Kenneth A. Briggs is a longtime journalist covering religion who is out with a new book, The Invisible Bestseller: Searching for the Bible in America. The theme is the vanishing of the centrality of the Bible in American life, and more importantly, in the church. This is but a further step of decline in what the Barna Group wrote about in its 2010 survey, citing six megathemes of the church’s direction. Number one on that list, “The church is becoming less theologically literate.” Theological literacy begins with the Bible, and Mr.

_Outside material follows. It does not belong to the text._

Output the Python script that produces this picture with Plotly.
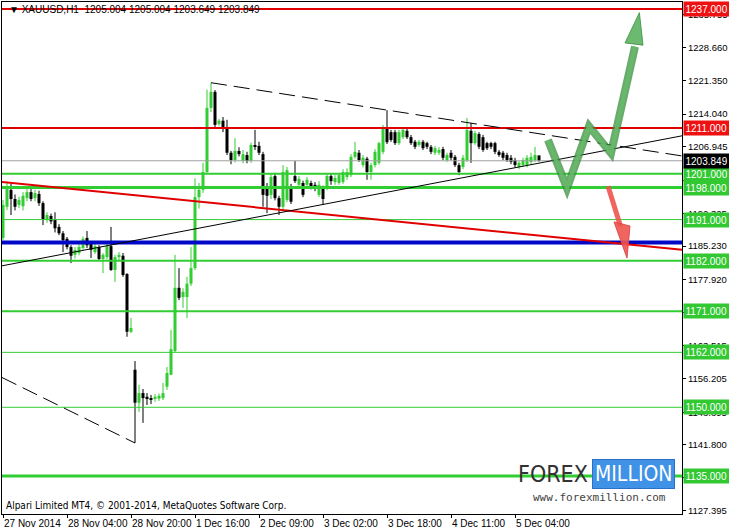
import plotly.graph_objects as go

# ---------------- data (XAUUSD H1) ----------------
opens = [1187.0, 1193.8, 1197.5, 1195.5, 1194.2, 1193.9, 1195.7, 1197.0, 1195.7, 1196.6,
         1194.6, 1190.9, 1191.8, 1190.9, 1189.4, 1188.0, 1186.8, 1185.0, 1183.3, 1183.7,
         1184.8, 1187.0, 1185.7, 1183.9, 1185.0, 1182.4, 1182.8, 1185.2, 1180.0, 1182.8,
         1183.1, 1179.1, 1166.5, 1158.2, 1151.0, 1153.1, 1152.3, 1152.0, 1151.8, 1151.9,
         1152.0, 1154.5, 1157.1, 1162.3, 1176.1, 1174.1, 1174.1, 1177.0, 1180.4, 1195.9,
         1197.5, 1201.4, 1215.4, 1218.9, 1211.9, 1212.6, 1211.0, 1205.6, 1204.0, 1206.0,
         1203.8, 1205.1, 1203.8, 1207.3, 1207.1, 1205.3, 1198.1, 1196.4, 1200.5, 1195.7,
         1193.8, 1195.3, 1198.1, 1200.5, 1198.6, 1199.0, 1198.6, 1199.0, 1198.6, 1196.4,
         1197.9, 1197.9, 1200.5, 1199.2, 1199.0, 1199.2, 1200.3, 1200.7, 1204.7, 1205.6,
         1202.9, 1204.3, 1201.4, 1202.9, 1203.4, 1205.8, 1210.8, 1210.1, 1210.1, 1207.7,
         1209.0, 1210.4, 1209.0, 1208.0, 1207.3, 1208.0, 1207.7, 1206.9, 1205.6, 1205.6,
         1206.4, 1204.0, 1205.6, 1204.7, 1202.9, 1202.5, 1204.0, 1210.4, 1207.7, 1209.7,
         1209.0, 1207.7, 1207.7, 1207.7, 1205.8, 1205.6, 1205.1, 1204.5, 1204.0, 1202.5,
         1202.9, 1202.9, 1203.6, 1204.0, 1205.004]
highs = [1195.3, 1199.0, 1198.8, 1196.5, 1196.0, 1197.0, 1197.8, 1197.8, 1197.5, 1197.3,
         1195.0, 1192.6, 1192.3, 1192.6, 1190.0, 1188.5, 1187.2, 1185.4, 1185.0, 1185.6,
         1187.3, 1188.5, 1186.1, 1185.8, 1185.4, 1183.7, 1186.0, 1189.4, 1183.3, 1183.9,
         1183.7, 1179.3, 1169.5, 1160.1, 1154.9, 1154.0, 1153.1, 1152.7, 1152.9, 1153.0,
         1155.3, 1158.8, 1166.9, 1183.3, 1180.4, 1176.0, 1178.5, 1185.0, 1200.0, 1199.0,
         1203.4, 1219.4, 1220.9, 1219.3, 1213.0, 1213.4, 1212.8, 1206.0, 1208.8, 1206.8,
         1206.2, 1205.8, 1207.8, 1210.6, 1208.0, 1205.8, 1199.0, 1201.0, 1201.2, 1196.2,
         1202.9, 1202.5, 1198.8, 1203.8, 1200.5, 1199.5, 1200.3, 1199.5, 1199.2, 1199.4,
         1198.4, 1201.0, 1201.0, 1200.7, 1201.2, 1202.0, 1202.2, 1205.3, 1208.0, 1206.2,
         1205.1, 1204.7, 1203.4, 1206.4, 1208.0, 1211.7, 1214.9, 1210.6, 1210.6, 1210.6,
         1211.0, 1210.8, 1209.5, 1208.4, 1208.4, 1208.4, 1208.0, 1207.3, 1207.1, 1206.8,
         1206.9, 1205.6, 1206.2, 1205.1, 1203.4, 1205.1, 1213.2, 1212.1, 1210.4, 1210.1,
         1209.5, 1208.0, 1208.0, 1208.0, 1206.2, 1206.0, 1205.6, 1205.1, 1204.5, 1203.8,
         1204.5, 1205.1, 1205.6, 1206.9, 1205.004]
lows = [1186.5, 1193.1, 1192.0, 1193.0, 1193.5, 1193.0, 1195.0, 1195.0, 1195.0, 1194.0,
        1189.8, 1190.3, 1190.0, 1188.2, 1187.6, 1183.9, 1184.5, 1181.5, 1182.5, 1183.2,
        1184.4, 1184.8, 1182.6, 1183.5, 1182.0, 1179.3, 1182.3, 1179.8, 1177.4, 1182.0,
        1178.5, 1165.4, 1166.2, 1142.2, 1149.0, 1146.6, 1150.5, 1150.7, 1151.2, 1151.4,
        1151.6, 1153.8, 1157.1, 1162.0, 1173.4, 1171.7, 1169.5, 1176.5, 1180.0, 1193.4,
        1196.8, 1201.0, 1214.5, 1211.2, 1211.5, 1210.1, 1205.1, 1203.1, 1203.5, 1204.8,
        1203.3, 1203.3, 1203.4, 1206.2, 1205.1, 1193.8, 1192.4, 1195.5, 1195.2, 1192.0,
        1193.3, 1194.8, 1194.4, 1199.0, 1198.0, 1195.9, 1198.1, 1197.6, 1197.2, 1195.9,
        1194.2, 1197.4, 1198.6, 1198.6, 1198.6, 1198.8, 1199.7, 1200.3, 1204.3, 1203.6,
        1202.4, 1199.7, 1199.7, 1202.4, 1203.0, 1205.3, 1207.5, 1208.0, 1207.3, 1207.3,
        1208.6, 1208.6, 1207.3, 1206.4, 1206.9, 1206.2, 1206.4, 1205.3, 1205.1, 1205.1,
        1204.0, 1203.6, 1204.0, 1202.5, 1200.7, 1202.0, 1203.6, 1203.4, 1207.3, 1206.4,
        1205.8, 1206.2, 1206.4, 1205.3, 1204.7, 1204.0, 1203.6, 1203.1, 1202.4, 1202.0,
        1202.5, 1202.4, 1203.1, 1203.6, 1203.649]
closes = [1194.2, 1197.9, 1195.5, 1193.8, 1195.3, 1196.2, 1197.0, 1195.5, 1196.8, 1194.6,
          1191.1, 1192.0, 1190.6, 1189.1, 1188.0, 1186.5, 1185.0, 1183.1, 1184.4, 1185.0,
          1186.8, 1185.4, 1184.4, 1185.2, 1182.4, 1183.3, 1185.2, 1180.0, 1182.8, 1183.3,
          1178.9, 1166.5, 1167.3, 1151.0, 1153.1, 1152.0, 1152.0, 1151.8, 1152.3, 1152.5,
          1153.1, 1157.5, 1162.7, 1176.1, 1173.9, 1175.2, 1177.0, 1180.4, 1195.9, 1197.5,
          1201.4, 1215.4, 1218.9, 1211.7, 1212.6, 1211.0, 1205.6, 1204.0, 1206.0, 1205.3,
          1205.3, 1203.8, 1207.3, 1206.9, 1205.6, 1196.4, 1196.2, 1200.3, 1195.7, 1193.8,
          1201.4, 1201.8, 1194.9, 1199.4, 1199.9, 1196.4, 1199.7, 1198.1, 1197.9, 1198.6,
          1195.5, 1200.5, 1199.4, 1200.1, 1200.7, 1201.4, 1201.4, 1204.7, 1205.8, 1204.0,
          1204.5, 1201.4, 1202.9, 1205.8, 1207.7, 1211.2, 1207.9, 1208.4, 1207.7, 1210.1,
          1210.6, 1209.0, 1207.7, 1206.9, 1208.0, 1206.6, 1206.9, 1205.8, 1206.6, 1206.2,
          1204.5, 1205.1, 1204.5, 1202.9, 1201.4, 1204.5, 1210.6, 1207.7, 1209.9, 1206.9,
          1206.2, 1206.6, 1206.9, 1205.8, 1205.1, 1204.5, 1204.0, 1203.6, 1202.9, 1203.4,
          1204.0, 1204.5, 1204.7, 1205.1, 1203.849]

time_tick_idx = [0, 16, 32, 48, 64, 80, 96, 112, 128]
time_tick_text = ["27 Nov 2014", "28 Nov 04:00", "28 Nov 20:00", "1 Dec 16:00", "2 Dec 09:00",
                  "3 Dec 02:00", "3 Dec 18:00", "4 Dec 11:00", "5 Dec 04:00"]

price_ticks = [1235.755, 1228.660, 1221.350, 1214.040, 1206.945, 1199.635, 1192.325, 1185.230,
               1177.920, 1170.610, 1163.515, 1156.205, 1148.895, 1141.800, 1134.705, 1127.395]

# horizontal levels
red_levels = [1237.0, 1211.0]
red_widths = [2, 2]
green_levels = [1201.0, 1198.0, 1191.0, 1182.0, 1171.0, 1162.0, 1150.0, 1135.0]
green_widths = [2, 3, 1, 2, 2, 1, 1, 3]
blue_level = 1186.0
bid_price = 1203.849

# trend lines: (bar index, price) endpoints
red_trend = [(-0.25, 1199.2), (169.75, 1184.4)]
black_trend = [(-0.25, 1180.9), (169.75, 1209.3)]
dash_upper = [(52.0, 1220.9), (169.75, 1204.9)]
dash_lower = [(-0.25, 1156.5), (33.0, 1142.2)]

# forecast arrows: (bar index, price)
green_path = [(136.25, 1208.4), (141.0, 1197.9), (146.5, 1211.4), (152.0, 1205.5), (158.0, 1228.8)]
green_head = [(155.5, 1229.6), (159.1, 1236.2), (160.0, 1229.1)]
red_path = [(151.25, 1198.3), (154.4, 1189.5)]
red_head = [(152.75, 1190.5), (156.0, 1182.6), (156.75, 1189.6)]

# ---------------- figure ----------------
BULL = "#32cd32"
BEAR = "#000000"
FONT = "Liberation Sans, Arial, sans-serif"
NARROW = "Liberation Sans Narrow, DejaVu Sans Condensed, Liberation Sans, sans-serif"

n = len(opens)
idx = list(range(n))
bases = [min(o, c) for o, c in zip(opens, closes)]
heights = [max(abs(c - o), 0.22) for o, c in zip(opens, closes)]
colors = [BULL if c >= o else BEAR for o, c in zip(opens, closes)]

fig = go.Figure()

for col in (BULL, BEAR):
    wx, wy = [], []
    for i in idx:
        if colors[i] == col:
            wx += [i, i, None]
            wy += [lows[i], highs[i], None]
    fig.add_trace(go.Scatter(x=wx, y=wy, mode="lines", line=dict(color=col, width=1),
                             hoverinfo="skip", showlegend=False))

fig.add_trace(go.Bar(x=idx, y=heights, base=bases, width=0.75,
                     marker=dict(color=colors, line=dict(width=0)),
                     hoverinfo="skip", showlegend=False))

shapes = []
shapes.append(dict(type="line", xref="paper", x0=0, x1=1, yref="y", y0=bid_price, y1=bid_price,
                   line=dict(color="#a0a0a0", width=1)))
for p, w in zip(green_levels, green_widths):
    shapes.append(dict(type="line", xref="paper", x0=0, x1=1, yref="y", y0=p, y1=p,
                       line=dict(color=BULL, width=w)))
for p, w in zip(red_levels, red_widths):
    shapes.append(dict(type="line", xref="paper", x0=0, x1=1, yref="y", y0=p, y1=p,
                       line=dict(color="#e00000", width=w)))
shapes.append(dict(type="line", xref="paper", x0=0, x1=1, yref="y", y0=blue_level, y1=blue_level,
                   line=dict(color="#0008c8", width=4)))


def seg(pts, color, width, dash="solid"):
    return dict(type="line", xref="x", yref="y", x0=pts[0][0], y0=pts[0][1],
                x1=pts[1][0], y1=pts[1][1], line=dict(color=color, width=width, dash=dash))


shapes.append(seg(red_trend, "#e00000", 2))
shapes.append(seg(black_trend, "#000000", 1))
shapes.append(seg(dash_upper, "#000000", 1, "16px,7px"))
shapes.append(seg(dash_lower, "#000000", 1, "16px,7px"))


def path(pts, closed=False):
    s = "M " + " L ".join(f"{x},{y}" for x, y in pts)
    return s + (" Z" if closed else "")


shapes.append(dict(type="path", xref="x", yref="y", path=path(green_path),
                   line=dict(color="rgba(56,142,60,0.75)", width=8)))
shapes.append(dict(type="path", xref="x", yref="y", path=path(green_path),
                   line=dict(color="rgba(102,187,106,0.85)", width=4)))
shapes.append(dict(type="path", xref="x", yref="y", path=path(green_head, True),
                   fillcolor="rgba(92,178,96,0.9)", line=dict(color="rgba(56,142,60,0.8)", width=1)))
shapes.append(dict(type="path", xref="x", yref="y", path=path(red_path),
                   line=dict(color="rgba(240,84,80,0.9)", width=5)))
shapes.append(dict(type="path", xref="x", yref="y", path=path(red_head, True),
                   fillcolor="rgba(240,84,80,0.9)", line=dict(color="rgba(220,70,70,0.9)", width=1)))

LBL = dict(xref="paper", x=1, xanchor="left", xshift=1, yref="y", showarrow=False,
           font=dict(color="white", size=10, family=FONT), borderpad=1.5, width=42, align="left")
annotations = []
for p in red_levels:
    annotations.append(dict(LBL, y=p, text=f"{p:.3f}", bgcolor="#ee1111"))
for p in green_levels:
    annotations.append(dict(LBL, y=p, text=f"{p:.3f}", bgcolor="#32c832"))
annotations.append(dict(LBL, y=bid_price, text=f"{bid_price:.3f}", bgcolor="#000000"))

# header
annotations.append(dict(xref="paper", yref="paper", x=0.008, y=0.986, xanchor="left", yanchor="middle",
                        text="▼ XAUUSD,H1  1205.004 1205.004 1203.649 1203.849", showarrow=False,
                        font=dict(color="black", size=10, family=FONT)))
# copyright
annotations.append(dict(xref="paper", yref="paper", x=0.003, y=0.016, xanchor="left", yanchor="middle",
                        text="Alpari Limited MT4, © 2001-2014, MetaQuotes Software Corp.", showarrow=False,
                        font=dict(color="black", size=10, family=NARROW)))
# logo
annotations.append(dict(xref="paper", yref="paper", x=0.864, y=0.078, xanchor="right", yanchor="middle",
                        text="FOREX", showarrow=False,
                        font=dict(color="#333333", size=23, family=NARROW)))
annotations.append(dict(xref="paper", yref="paper", x=0.868, y=0.078, xanchor="left", yanchor="middle",
                        text="MILLION", showarrow=False, bgcolor="#3f92e6", bordercolor="#2a6fc8",
                        borderwidth=1, borderpad=2,
                        font=dict(color="white", size=21, family=NARROW)))
annotations.append(dict(xref="paper", yref="paper", x=0.980, y=0.033, xanchor="right", yanchor="middle",
                        text="www.forexmillion.com", showarrow=False,
                        font=dict(color="#444444", size=11, family="DejaVu Sans Mono, monospace")))

fig.update_layout(
    width=729, height=531,
    margin=dict(l=2, r=47, t=2, b=17),
    paper_bgcolor="white", plot_bgcolor="white",
    showlegend=False, barmode="overlay",
    shapes=shapes, annotations=annotations,
    font=dict(family=FONT, size=10, color="black"),
    xaxis=dict(range=[-0.25, 169.75], tickmode="array", tickvals=time_tick_idx, ticktext=time_tick_text,
               ticks="outside", ticklen=3, tickcolor="black", ticklabelposition="outside right",
               tickangle=0, automargin=False,
               showgrid=False, zeroline=False, showline=True, linecolor="black", linewidth=1,
               mirror=True, tickfont=dict(size=10, family=FONT, color="black")),
    yaxis=dict(range=[1126.69, 1238.53], side="right", tickmode="array", tickvals=price_ticks,
               ticktext=[f"{t:.3f}" for t in price_ticks], ticks="outside", ticklen=3, tickcolor="black",
               automargin=False,
               showgrid=False, zeroline=False, showline=True, linecolor="black", linewidth=1,
               mirror=True, tickfont=dict(size=9.5, family=FONT, color="black")),
)

fig.write_html("out.html", config={"displayModeBar": False},
               post_script="document.body.style.margin='0';document.body.style.overflow='hidden';")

Briggs work serves to highlight the sad and startling fact that among professing Christians, the Scriptures are simply not read very much.

Evangelicals should pay heed to what Briggs notes when asked about places he expected to find the Bible, but didn’t. “In the mega-type churches – the churches that were really heavily loaded with the visual and the audio and the rest of the electronic stuff, the music – I was really stunned by what I saw as that alternative version of Christianity being delivered through those means.”

Christians cannot grow spiritually beyond their knowledge of Scripture. We may have relational ministry, we may have worship teams, we may have what some view as crass “theotainment”, but if we do not have a deep and growing relationship with reading the Bible, we will not have conformity to Christ. No amount of community can make up for our lack of attention to the written word of God. Our pedigree means nothing. It doesn’t matter who started your church,  or what association or coalition we are part of. If a personal engagement with an open Bible is not part of our faith, we will be spiritually anemic. My sense is that Briggs’ book is part investigative reporting, part lament. He is saddened, as all christians should be, by the erosion of the Bible in not only our public discourse, but in our churches. Take, and read.